Why Breed Distrust?
In January, the Food and Drug Administration released its revised regulations for foods produced using biotechnology. The new regs were a bit more onerous than what had come before, but not nearly enough to satisfy some pressure groups in Washington. One such group, the Consumer Federation of America, released a new 258-page report, Breeding Distrust: An Assessment and Recommendations for Improving the Regulation of Plant Derived Genetically Modified Foods. The report calls for the U.S. to model its biotech regulations on those developed by the European Union and Brazil—not generally considered hotbeds for technological innovation.
"Both the EU and Brazil have adopted process-oriented regulatory programs aimed at all GM [genetically modified] organisms," the report notes. "The laws in the EU and Brazil broadly encompass all GM foods because they include all GM organisms within their scope."

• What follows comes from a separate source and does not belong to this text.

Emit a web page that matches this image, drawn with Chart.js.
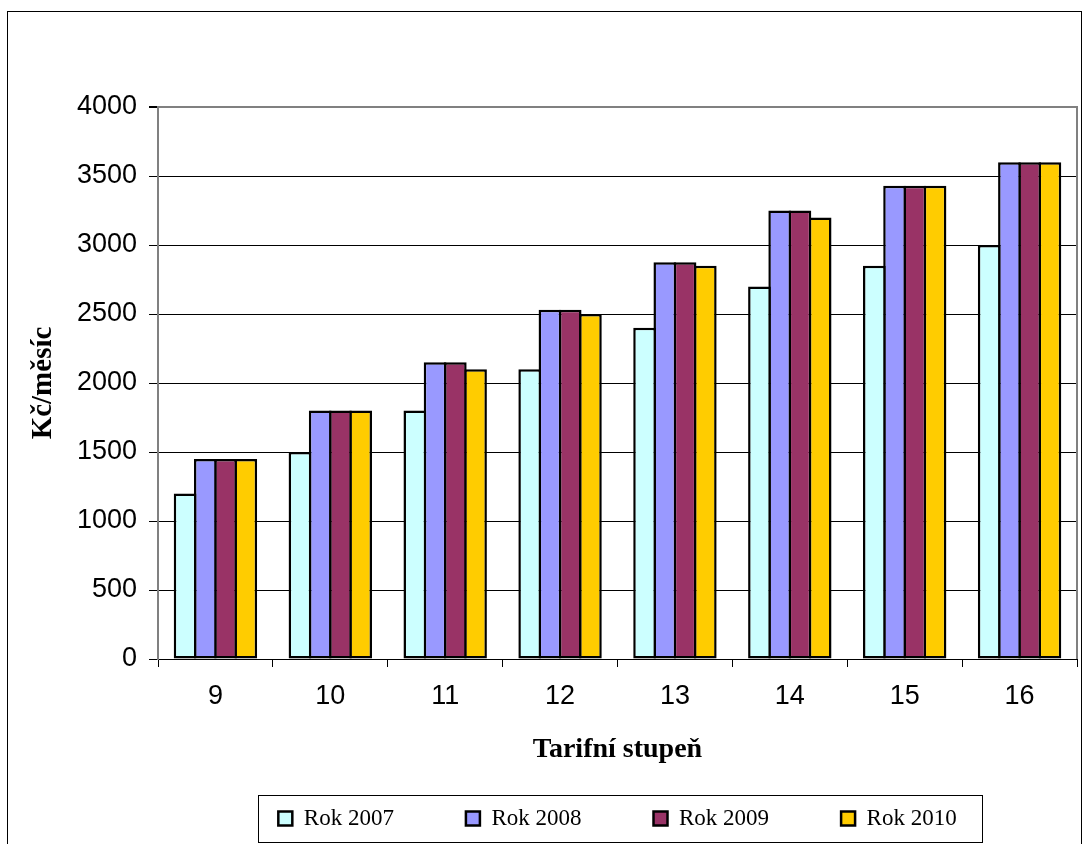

The FDA specifically rejected the EU and Brazilian models in 1992, declaring that whether a food is safe depends on what's in it, not how it's made. It further declared that "in most cases, the substances expected to become components of food as a result of genetic modification of a plant will be the same as or substantially similar to substances commonly found in food, such as proteins, fats, oils and carbohydrates." Decoding the regulation-speak, this means the agency won't regulate those substances any more stringently than it does conventionally produced foods. It would require more regulatory oversight if genetic modification produced "a protein that differs significantly in structure and function, or to modify a carbohydrate, or fat or oil, such that it differs significantly in composition from such substances currently found in the food."
University of Texas Law professor Thomas McGarity, co-author of the CFA report, doesn't think too much of this standard, characterizing the FDA's position as, "So long as you don't insert a gene for a known allergen or snake venom, then it's probably substantially equivalent." But the FDA's current position is simply common sense. If a non-allergenic corn protein shows up in a tomato, so what? People have been eating corn and tomatoes for centuries.
The current system seems to work, too. There is no known case in which a genetically altered food crop that has been approved for sale has caused harm to any person. McGarity, who admits that eating genetically modified foods "hasn't adversely affected me as far as I know," pleads that "we are only urging that the U.S. join the rest of the world in adopting a more precautionary approach." This is a near-open admission that McGarity and the CFA cannot cite any credible scientific evidence that biotech crops have caused harm to human or environmental health.